In a Monday briefing, strategist Michael Wilson expressed confidence that the S&P 500 won’t retest recent lows in any substantial way. According to Wilson, the index is establishing a foundation, creating opportunities for investors to increase positions in select equities.

Wilson highlighted how the benchmark index rebounded from the 6,300–6,500 support zone he had previously identified several weeks ago.
According to Wilson, the United States remains in a bull market that kicked off last April, coming on the heels of what he characterizes as a “rolling recession” spanning 2022 through 2025.
The forward price-to-earnings ratio for the S&P 500 has contracted by 18% from its recent peak during the last half-year. Wilson noted that such dramatic valuation compression typically occurs only during economic downturns or aggressive Fed rate-hiking campaigns — neither of which Morgan Stanley anticipates as their primary forecast.
Morgan Stanley’s Recommended Investment Positioning
Wilson advocates for a barbell investment structure. The first component includes cyclical areas such as Financials, Consumer Discretionary, and short-cycle Industrial stocks. The second focuses on high-quality growth companies, particularly the hyperscaler technology firms.
The Magnificent 7 currently commands approximately 24x forward earnings — comparable to Consumer Staples at 22x — while delivering earnings expansion exceeding three times that rate. Wilson observed the cohort sits at the 2nd percentile of its valuation spectrum dating back to 2023.
He identified the 4.50% mark on the 10-year Treasury as a critical inflection point. Historical patterns show that breaches above this threshold typically create headwinds for stock valuations.
Fundamental economic indicators are beginning to validate the recovery narrative. March’s ISM Manufacturing PMI registered 52.7, surpassing expectations, while U.S. hotel revenue per available room jumped 8% across the preceding six-month period.
Crude Oil Has Become the Market’s Primary Driver
In parallel analysis, Morgan Stanley’s Chief Cross-Asset Strategist Serena Tang emphasized that crude oil has transformed into the dominant market variable — influencing investor perspectives on economic expansion, inflation trends, monetary policy, and overall risk appetite.
Tang presented three distinct oil price pathways. Under a de-escalation framework, crude stabilizes within the $80–$90 per barrel band. This environment favors equity outperformance, declining bond yields, and cyclical sector leadership. Tang characterizes this as a “classic risk-on environment.”
Should oil prices maintain a $100–$110 range, markets can digest the impact, though not without challenges.
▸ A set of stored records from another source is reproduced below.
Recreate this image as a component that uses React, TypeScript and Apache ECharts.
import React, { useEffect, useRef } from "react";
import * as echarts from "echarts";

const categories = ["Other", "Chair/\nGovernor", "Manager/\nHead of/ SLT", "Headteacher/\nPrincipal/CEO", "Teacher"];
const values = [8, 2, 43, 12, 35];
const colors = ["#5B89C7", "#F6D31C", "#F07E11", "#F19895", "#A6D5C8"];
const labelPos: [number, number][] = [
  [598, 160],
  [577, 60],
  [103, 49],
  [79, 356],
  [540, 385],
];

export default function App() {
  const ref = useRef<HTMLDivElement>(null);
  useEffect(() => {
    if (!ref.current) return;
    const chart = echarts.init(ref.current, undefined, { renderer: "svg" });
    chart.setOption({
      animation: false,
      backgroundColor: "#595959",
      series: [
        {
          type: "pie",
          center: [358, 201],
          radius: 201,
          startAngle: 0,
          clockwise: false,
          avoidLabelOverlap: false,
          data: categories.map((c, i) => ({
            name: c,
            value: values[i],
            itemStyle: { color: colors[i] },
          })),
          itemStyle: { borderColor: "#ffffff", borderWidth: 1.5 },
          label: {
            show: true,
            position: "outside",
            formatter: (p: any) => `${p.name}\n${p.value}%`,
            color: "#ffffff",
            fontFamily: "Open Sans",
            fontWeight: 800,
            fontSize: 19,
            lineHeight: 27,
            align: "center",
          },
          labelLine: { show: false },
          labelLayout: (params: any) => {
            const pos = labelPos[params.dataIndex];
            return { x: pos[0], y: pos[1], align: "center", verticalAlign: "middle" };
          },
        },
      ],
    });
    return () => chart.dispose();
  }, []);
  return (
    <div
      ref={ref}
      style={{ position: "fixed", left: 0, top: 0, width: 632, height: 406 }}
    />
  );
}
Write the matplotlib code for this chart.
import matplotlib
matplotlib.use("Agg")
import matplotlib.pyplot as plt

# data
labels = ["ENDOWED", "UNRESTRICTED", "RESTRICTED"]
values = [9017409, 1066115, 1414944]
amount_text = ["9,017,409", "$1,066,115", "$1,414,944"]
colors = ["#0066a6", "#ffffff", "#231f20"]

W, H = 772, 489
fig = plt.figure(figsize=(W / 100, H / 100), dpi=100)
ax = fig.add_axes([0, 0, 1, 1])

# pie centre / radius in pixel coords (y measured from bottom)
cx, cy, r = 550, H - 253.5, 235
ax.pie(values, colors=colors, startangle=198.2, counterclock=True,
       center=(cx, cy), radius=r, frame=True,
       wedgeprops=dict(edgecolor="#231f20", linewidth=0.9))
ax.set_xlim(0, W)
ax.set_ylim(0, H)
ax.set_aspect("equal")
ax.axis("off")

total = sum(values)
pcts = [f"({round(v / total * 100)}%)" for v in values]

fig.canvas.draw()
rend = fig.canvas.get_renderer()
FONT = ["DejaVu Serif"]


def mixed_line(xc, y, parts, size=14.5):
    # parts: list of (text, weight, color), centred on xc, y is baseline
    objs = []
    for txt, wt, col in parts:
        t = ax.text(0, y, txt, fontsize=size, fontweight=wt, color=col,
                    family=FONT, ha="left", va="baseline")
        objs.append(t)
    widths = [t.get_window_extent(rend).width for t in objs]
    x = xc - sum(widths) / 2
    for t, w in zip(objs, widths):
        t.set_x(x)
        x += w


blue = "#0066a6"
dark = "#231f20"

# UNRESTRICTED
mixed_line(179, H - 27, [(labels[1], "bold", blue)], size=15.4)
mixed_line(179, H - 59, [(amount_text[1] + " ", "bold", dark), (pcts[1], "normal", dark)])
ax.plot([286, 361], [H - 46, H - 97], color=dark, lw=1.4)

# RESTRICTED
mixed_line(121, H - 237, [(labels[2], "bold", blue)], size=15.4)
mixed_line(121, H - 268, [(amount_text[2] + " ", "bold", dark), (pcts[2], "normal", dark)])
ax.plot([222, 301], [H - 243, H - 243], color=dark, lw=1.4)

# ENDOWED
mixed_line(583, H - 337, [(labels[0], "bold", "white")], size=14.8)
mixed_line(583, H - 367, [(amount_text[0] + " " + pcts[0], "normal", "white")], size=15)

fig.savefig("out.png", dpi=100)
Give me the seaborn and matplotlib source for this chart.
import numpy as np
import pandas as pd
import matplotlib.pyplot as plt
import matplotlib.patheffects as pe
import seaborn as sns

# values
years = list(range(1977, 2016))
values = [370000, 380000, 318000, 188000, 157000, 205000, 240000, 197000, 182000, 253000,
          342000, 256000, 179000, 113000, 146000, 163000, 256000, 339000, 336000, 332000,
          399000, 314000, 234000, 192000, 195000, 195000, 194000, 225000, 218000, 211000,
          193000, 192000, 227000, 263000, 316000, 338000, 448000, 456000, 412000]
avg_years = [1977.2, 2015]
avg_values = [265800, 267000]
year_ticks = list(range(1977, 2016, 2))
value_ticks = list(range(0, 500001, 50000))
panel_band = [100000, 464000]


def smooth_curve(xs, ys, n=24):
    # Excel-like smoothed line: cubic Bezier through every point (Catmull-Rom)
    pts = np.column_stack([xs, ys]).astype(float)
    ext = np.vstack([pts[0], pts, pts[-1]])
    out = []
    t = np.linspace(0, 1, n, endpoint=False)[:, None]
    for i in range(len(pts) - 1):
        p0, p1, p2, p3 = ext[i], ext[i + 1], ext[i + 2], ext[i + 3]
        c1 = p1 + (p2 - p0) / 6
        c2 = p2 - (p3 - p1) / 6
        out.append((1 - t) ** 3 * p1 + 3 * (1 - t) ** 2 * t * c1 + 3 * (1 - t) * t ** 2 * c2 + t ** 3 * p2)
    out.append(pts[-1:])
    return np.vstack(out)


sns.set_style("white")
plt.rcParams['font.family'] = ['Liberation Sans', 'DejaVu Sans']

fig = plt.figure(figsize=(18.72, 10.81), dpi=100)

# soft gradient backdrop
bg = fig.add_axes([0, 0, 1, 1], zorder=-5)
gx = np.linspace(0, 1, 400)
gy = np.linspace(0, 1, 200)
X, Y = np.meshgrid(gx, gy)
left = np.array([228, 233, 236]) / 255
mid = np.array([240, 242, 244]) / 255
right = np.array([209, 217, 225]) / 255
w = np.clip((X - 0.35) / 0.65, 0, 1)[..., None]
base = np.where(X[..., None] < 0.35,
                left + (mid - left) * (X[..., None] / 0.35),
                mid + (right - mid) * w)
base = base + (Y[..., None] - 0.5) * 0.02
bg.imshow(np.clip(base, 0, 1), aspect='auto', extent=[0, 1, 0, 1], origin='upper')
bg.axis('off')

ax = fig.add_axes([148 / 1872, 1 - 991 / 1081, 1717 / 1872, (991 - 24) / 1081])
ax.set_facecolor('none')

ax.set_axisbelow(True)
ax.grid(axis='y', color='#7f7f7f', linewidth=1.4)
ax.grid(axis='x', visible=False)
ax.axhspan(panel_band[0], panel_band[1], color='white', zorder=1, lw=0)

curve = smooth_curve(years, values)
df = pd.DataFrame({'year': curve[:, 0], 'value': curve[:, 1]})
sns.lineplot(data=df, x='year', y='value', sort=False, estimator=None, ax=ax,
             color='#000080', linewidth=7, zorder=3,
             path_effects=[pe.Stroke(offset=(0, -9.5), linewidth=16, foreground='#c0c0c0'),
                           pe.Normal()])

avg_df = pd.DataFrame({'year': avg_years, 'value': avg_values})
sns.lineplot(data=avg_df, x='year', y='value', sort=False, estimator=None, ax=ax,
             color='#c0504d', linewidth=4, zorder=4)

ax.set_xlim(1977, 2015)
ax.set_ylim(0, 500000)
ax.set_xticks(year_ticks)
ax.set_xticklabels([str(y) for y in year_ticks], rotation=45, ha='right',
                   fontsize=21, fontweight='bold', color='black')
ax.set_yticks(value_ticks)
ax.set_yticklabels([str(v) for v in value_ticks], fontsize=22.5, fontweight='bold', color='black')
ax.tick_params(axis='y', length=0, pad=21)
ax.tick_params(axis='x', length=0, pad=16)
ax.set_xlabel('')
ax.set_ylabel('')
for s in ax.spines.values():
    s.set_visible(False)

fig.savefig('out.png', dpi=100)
The S&P 500 would probably oscillate within a broad trading band, with financially robust quality companies gaining relative strength, while credit markets experience pressure.
In the most extreme situation — crude surging past $150 — Tang anticipates investors would pivot to recession-oriented positioning, gravitating toward government bonds, cash holdings, and defensive market segments.
Goldman Sachs has characterized the ongoing Strait of Hormuz situation as “the largest supply shock in the history of the global crude market” and cautioned that sustained elevated pricing could compel central banks to postpone interest rate reductions.
Tang emphasized that during oil supply shocks, equities and fixed income can decline simultaneously, undermining the traditional diversification benefits of 60/40 portfolio construction. Throughout the past month, stock valuations have declined roughly 15% on a forward price-to-earnings measurement.